LLC stands for Limited Liability Company, it is a legal structure that separates personal and business assets of the owner(s) and protects their personal assets.

What are the benefits of starting an LLC in Colorado?

Some of the benefits include limited liability, flexibility in management, pass-through taxation, easy start-up, and minimal compliance requirements.

How do I start an LLC in Colorado?

To start an LLC in Colorado, you need to choose a business name, appoint a registered agent, file Articles of Organization, obtain necessary licenses, and register for taxes.

How much does it cost to start an LLC in Colorado?

The filing fee for Articles of Organization is $50, and there may be additional fees for licenses and permits.
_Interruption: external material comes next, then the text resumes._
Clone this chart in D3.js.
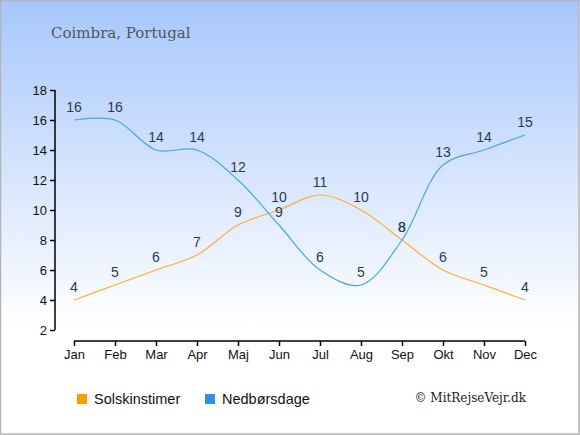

The cost varies depending on other factors such as choosing to use a formation service or registered agent service.

What is a registered agent?

A registered agent is a person or entity that receives legal and tax documents on behalf of an LLC and ensures they reach the owner(s) in a timely manner.

Does a Colorado LLC need to have an operating agreement?

While it’s not required by law, it’s highly recommended to have an operating agreement as it outlines how the company will be managed, and responsibilities of the members.

What are the ongoing responsibilities for running a Colorado LLC?

Some of the ongoing responsibilities include maintaining accurate and complete business records, filing annual reports, paying taxes, maintaining an updated registered agent, and complying with state and federal laws and regulations.